Playing politics with Libya and Lockerbie

The 1999 Lockerbie trial arrangements, including a Scottish court sitting in the Netherlands, was a brilliant example of British diplomacy at its most creative, for which Robin Cook and FCO officials share the credit. The negotiations following Blair's visit to Libya, on the contrary, seem to have been the height of incompetence (I was involved in neither). Megrahi's release on compassionate grounds, politically neutral, would naturally have been a positive point in Britain and Scotland's relations with Libya, but against all the odds it has been turned by politicians mainly interested in scoring points off each other into a blazing row which could even turn out to be a serious setback.

The "revelation" that Jack Straw, negotiating the prisoner transfer agreement (PTA) with Libya, was obliged to drop a paragraph specifically excluding Megrahi from its provisions proves yet again that nobody bothered to consult the experts or the record. When the Libyans first argued that Megrahi should be released under the PTA, the British should simply have reminded them that the 1999 agreement setting up the trial of the two Libyan suspects spelled out that "The suspects, if convicted, will serve their prison sentence in Scotland." This was confirmed in a letter from the Libyan foreign minister to the secretary general of the UN in 1999, and was a key Libyan requirement: the Libyans were naturally fearful that the suspects would otherwise be handed over to the US and end up on death row.
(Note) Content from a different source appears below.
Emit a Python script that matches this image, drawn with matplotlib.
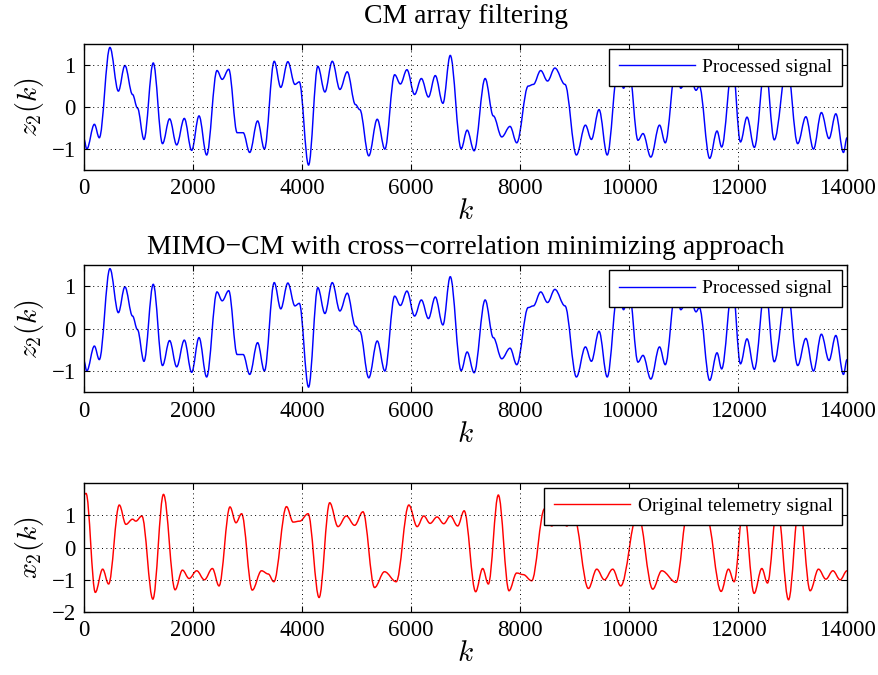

The agreement could only be varied with the consent of the parties, including the US government, whose consent would clearly not be forthcoming.

If this point had been made, it would not have been necessary to mention the other conditions for releasing Megrahi under the PTA: Scottish consent; Megrahi's appeal to be abandoned; the Crown prosecution appeal against the sentence also to be abandoned.

Look again at the accusations that the coincidence of the PTA negotiations and the BP negotiations mean that the government (which government? British or Scottish?) released Megrahi for the sake of trade or oil. There is not a scrap of evidence that this is so. The accusers go on to demand details of all the ministerial visits made to Libya over this period, as though they were some kind of guilty secret. All this would only make sense to someone who thinks that the British government should stop supporting British trade (something it has been doing since the time of King Henry VIII's ambassador to Ivan the Terrible), and leave the field clear for the Italians, the French, the Americans, the Russians and so on. Who really thinks that is a good idea?

Again, look at the expressions of shock and disgust from the Scottish, British and American governments at the "hero's welcome" given to Megrahi on his return to Libya. As Saif Gaddafi and others have convincingly argued, it wasn't a hero's welcome but an appropriate response to someone generally believed to be the innocent victim of injustice. What on earth did anyone expect? The Libyans themselves compared it to the welcome given to the Bulgarian medics when they went home from Libya. This comparison will shock those who remember only the disgraceful way in which the Bulgarians had been treated in Libya, but perhaps not greatly shock those who remember the ghastly background to the story, 400 Libyan children infected with HIV. Think what happens when a British citizen returns home from a foreign jail. Not too many people ask questions about innocence or guilt. Most of us don't see much beyond a happy ending.

President Obama went so far as to suggest that Megrahi should have been put under house arrest in Tripoli. In addition to being an outstanding example of the US setting up as world policeman, that idea raises the question under what legal arrangements Megrahi could have been arrested – or does Obama want to see Gaddafi arresting his citizens without legal arrangements?

And latest of all, we hear Daniel Kawczynski, chairman of the all-party parliamentary group on Libya, suggesting on the Today programme this morning that Megrahi should not have been released until we got satisfaction from the Libyans over the investigation into the murder of PC Fletcher, in other words that we should engage in a hostage war with Libya, choosing as our asset a hostage who is on the point of death. It is not often that one hears a policy proposal which in my opinion seems simultaneously immoral, illegal and ineffective.

Oliver Miles, a retired diplomat and the chairman of MEC International.